Openai Sora 2 Text To Video
Playground
Try it on WavespeedAI!OpenAI’s Sora 2 is new state of the art video and audio generation model. Building on the foundation of Sora, this new model introduces capabilities that have been difficult for prior video models to achieve– such as more accurate physics, sharper realism, synchronized audio, enhanced steerability, and an expanded stylistic range.
Features
OpenAI Sora 2 — Text-to-Video
Sora 2 is a state-of-the-art video+audio generator.
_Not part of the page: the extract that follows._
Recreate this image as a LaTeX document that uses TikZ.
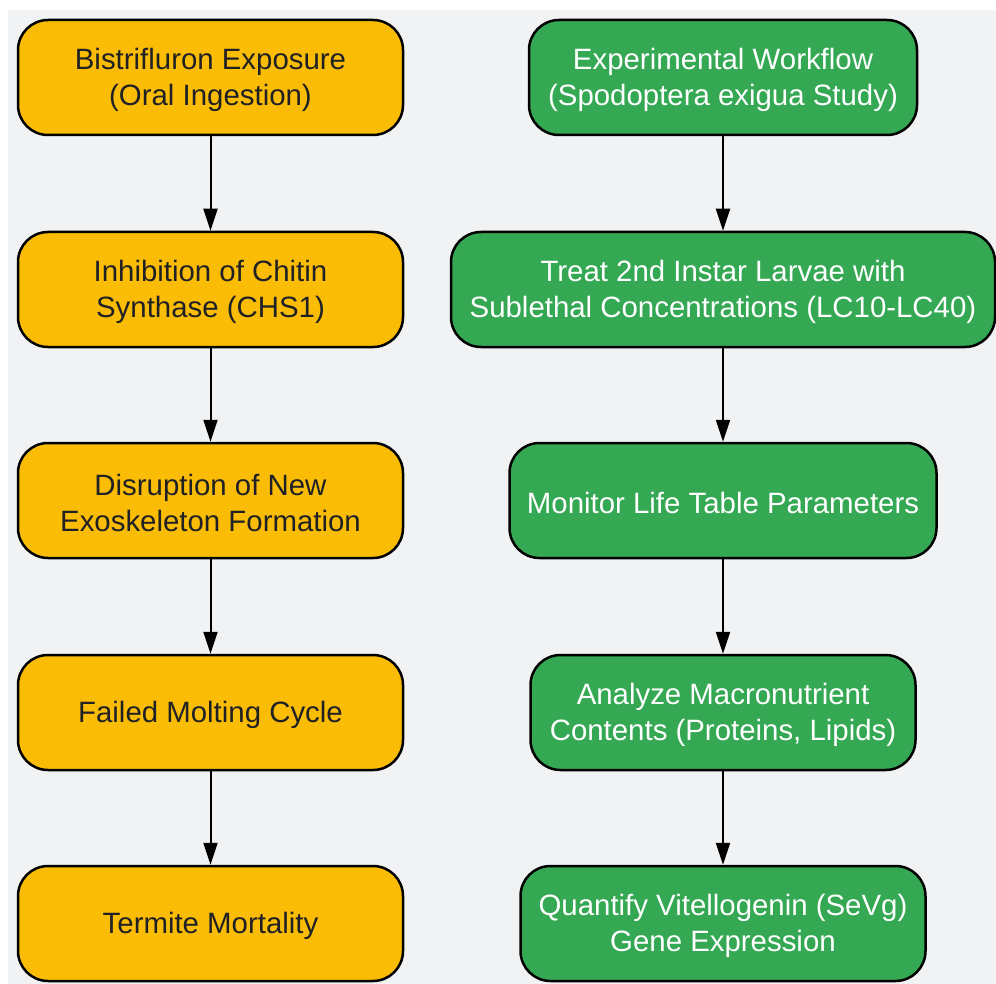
\documentclass[tikz,border=0pt]{standalone}
\usepackage{fontspec}
\setmainfont{Liberation Sans}
\usetikzlibrary{arrows.meta}
\definecolor{bgc}{HTML}{F1F2F4}
\definecolor{orng}{HTML}{FBBC05}
\definecolor{grn}{HTML}{34A853}
\definecolor{dtext}{HTML}{202124}
\begin{document}
\begin{tikzpicture}[x=1pt,y=-1pt,
  box/.style={draw=black, line width=2.5pt, rounded corners=30pt, minimum height=115pt, inner sep=0pt},
  obox/.style={box, fill=orng, minimum width=385pt},
  gbox/.style={box, fill=grn},
  txt/.style={align=center, inner sep=0pt, font=\fontsize{29.4}{36}\selectfont},
  otxt/.style={txt, text=dtext},
  gtxt/.style={txt, text=white},
  arr/.style={draw=black, line width=2pt, -{Triangle[length=22pt,width=14pt]}}]
\useasboundingbox (0,0) rectangle (996,984);
\fill[white] (0,0) rectangle (996,984);
\fill[bgc] (8,10) rectangle (996,984);
\node[obox] (l1) at (210.5,77.5) {};
\node[obox] (l2) at (210.5,289.5) {};
\node[obox] (l3) at (210.5,500.5) {};
\node[obox] (l4) at (210.5,712.5) {};
\node[obox] (l5) at (210.5,923.5) {};
\node[gbox, minimum width=388pt] (r1) at (723,77.5) {};
\node[gbox, minimum width=544pt] (r2) at (723,289.5) {};
\node[gbox, minimum width=427pt] (r3) at (723,500.5) {};
\node[gbox, minimum width=385pt] (r4) at (723,712.5) {};
\node[gbox, minimum width=405pt] (r5) at (723,923.5) {};
\node[otxt] (l1t) at ([yshift=-2.5pt]l1.center) {Bistrifluron Exposure\\(Oral Ingestion)};
\node[otxt] (l2t) at ([yshift=-2.5pt]l2.center) {Inhibition of Chitin\\Synthase (CHS1)};
\node[otxt] (l3t) at ([yshift=-2.5pt]l3.center) {Disruption of New\\Exoskeleton Formation};
\node[otxt] (l4t) at ([yshift=-2.5pt]l4.center) {Failed Molting Cycle};
\node[otxt] (l5t) at ([yshift=-2.5pt]l5.center) {Termite Mortality};
\node[gtxt] (r1t) at ([yshift=-2.5pt]r1.center) {Experimental Workflow\\(Spodoptera exigua Study)};
\node[gtxt] (r2t) at ([yshift=-2.5pt]r2.center) {Treat 2nd Instar Larvae with\\Sublethal Concentrations (LC10-LC40)};
\node[gtxt] (r3t) at ([yshift=-2.5pt]r3.center) {Monitor Life Table Parameters};
\node[gtxt] (r4t) at ([yshift=-2.5pt]r4.center) {Analyze Macronutrient\\Contents (Proteins, Lipids)};
\node[gtxt] (r5t) at ([yshift=-2.5pt]r5.center) {Quantify Vitellogenin (SeVg)\\Gene Expression};
\foreach \a/\b in {l1/l2,l2/l3,l3/l4,l4/l5,r1/r2,r2/r3,r3/r4,r4/r5}
  \draw[arr] (\a) -- (\b);
\end{tikzpicture}
\end{document}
It advances prior video models with more accurate physics, sharper realism, synchronized audio, stronger steerability, and a wider stylistic range—built on the original Sora foundation.
Why it looks great
- Physics-aware motion: learns contact, inertia, and momentum so objects move and collide believably.
- Temporal consistency: stable identities, minimal flicker/ghosting, and clean frame-to-frame transitions.
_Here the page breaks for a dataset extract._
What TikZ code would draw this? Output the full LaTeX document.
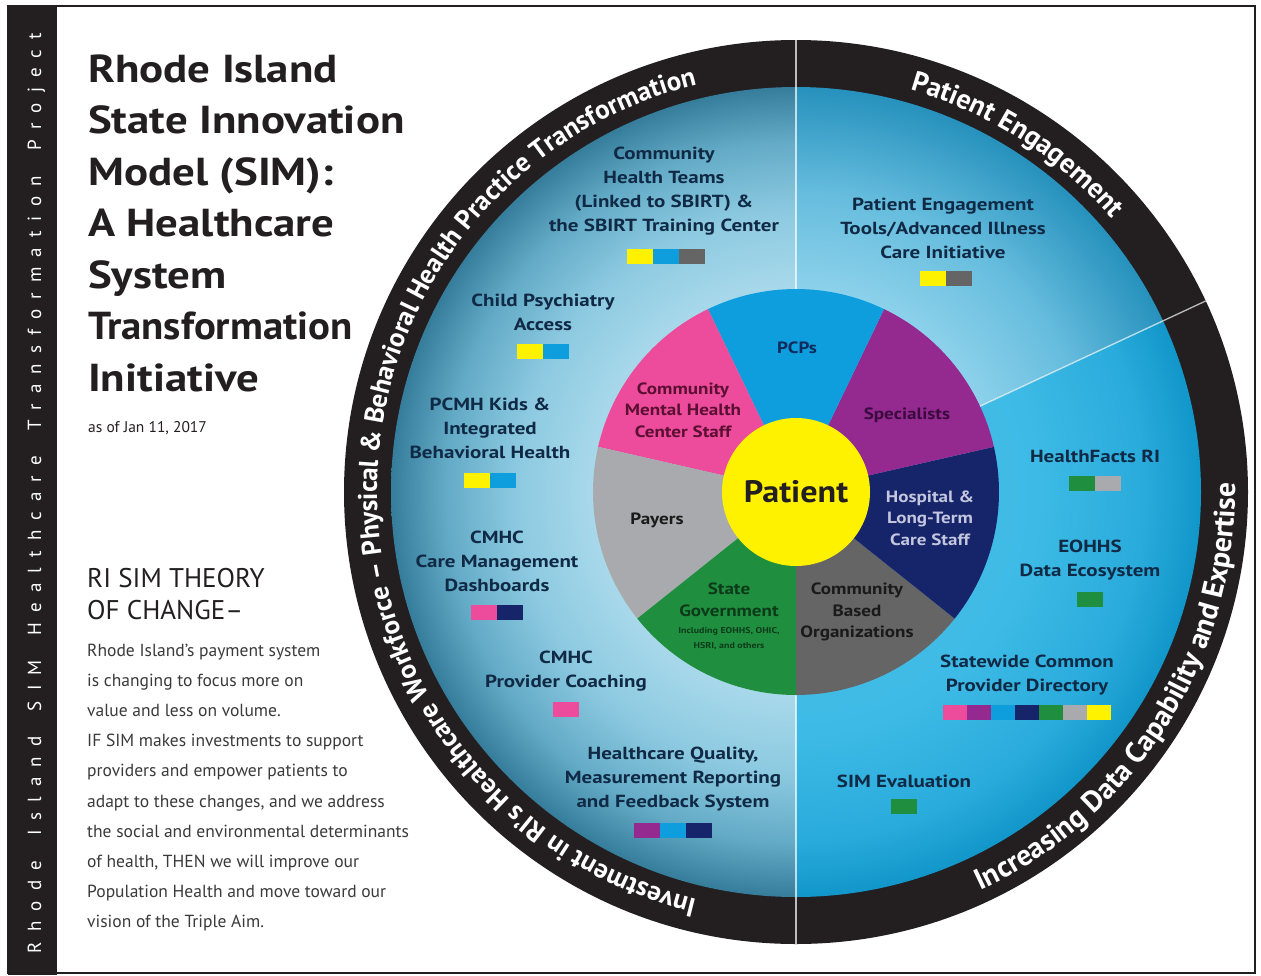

- Synchronized audio: lip-sync alignment, beat-aware cuts, and ambience that matches on-screen action.
- High-frequency detail: preserves fine textures (skin, fabric, foliage) without plastic over-sharpening.
- Complex scene reasoning: handles multiple subjects, occlusions, depth, and long camera moves coherently.
- Cinematic camera literacy: natural pans, push-ins, and handheld vibes without warping or jelly-artifacts.
- Wide stylistic range: from photoreal and documentary to anime, 3D, and illustrative aesthetics.
- Strong steerability: responds predictably to prompt edits and control settings (duration, fps, motion strength).
How to Use
- Prompt: describe scene, style, camera, and audio cues.
- Duration: select 4s, 8s, or 12s.
- Submit: start generation; preview and download when ready.
Pricing
Duration | Total ($) |
---|---|
4s | 0.40 |
8s | 0.80 |
12s | 1.20 |
Billing Rules: Pricing scales linearly with duration (flat $0.10/s). Durations are fixed at 4s, 8s, or 12s.
Note
Please follow the user rules from OpenAI, you can find details in the reference: What images are permitted and prohibited in Sora-2
Authentication
For authentication details, please refer to the Authentication Guide.
API Endpoints
Submit Task & Query Result
# Submit the task
curl --location --request POST "https://api.wavespeed.ai/api/v3/openai/sora-2/text-to-video" \
--header "Content-Type: application/json" \
--header "Authorization: Bearer ${WAVESPEED_API_KEY}" \
--data-raw '{
"size": "720*1280",
"duration": 4
}'
# Get the result
curl --location --request GET "https://api.wavespeed.ai/api/v3/predictions/${requestId}/result" \
--header "Authorization: Bearer ${WAVESPEED_API_KEY}"
Parameters
Task Submission Parameters
Request Parameters
Parameter | Type | Required | Default | Range | Description |
---|---|---|---|---|---|
prompt | string | Yes | - | The positive prompt for the generation. | |
size | string | No | 720*1280 | 720*1280, 1280*720 | The size of the generated media in pixels (width*height). |
duration | integer | No | 4 | 4, 8, 12 | The duration of the generated video in seconds. |
Response Parameters
Parameter | Type | Description |
---|---|---|
code | integer | HTTP status code (e.g., 200 for success) |
message | string | Status message (e.g., “success”) |
data.id | string | Unique identifier for the prediction, Task Id |
data.model | string | Model ID used for the prediction |
data.outputs | array | Array of URLs to the generated content (empty when status is not completed ) |
data.urls | object | Object containing related API endpoints |
data.urls.get | string | URL to retrieve the prediction result |
data.has_nsfw_contents | array | Array of boolean values indicating NSFW detection for each output |
data.status | string | Status of the task: created , processing , completed , or failed |
data.created_at | string | ISO timestamp of when the request was created (e.g., “2023-04-01T12:34:56.789Z”) |
data.error | string | Error message (empty if no error occurred) |
data.timings | object | Object containing timing details |
data.timings.inference | integer | Inference time in milliseconds |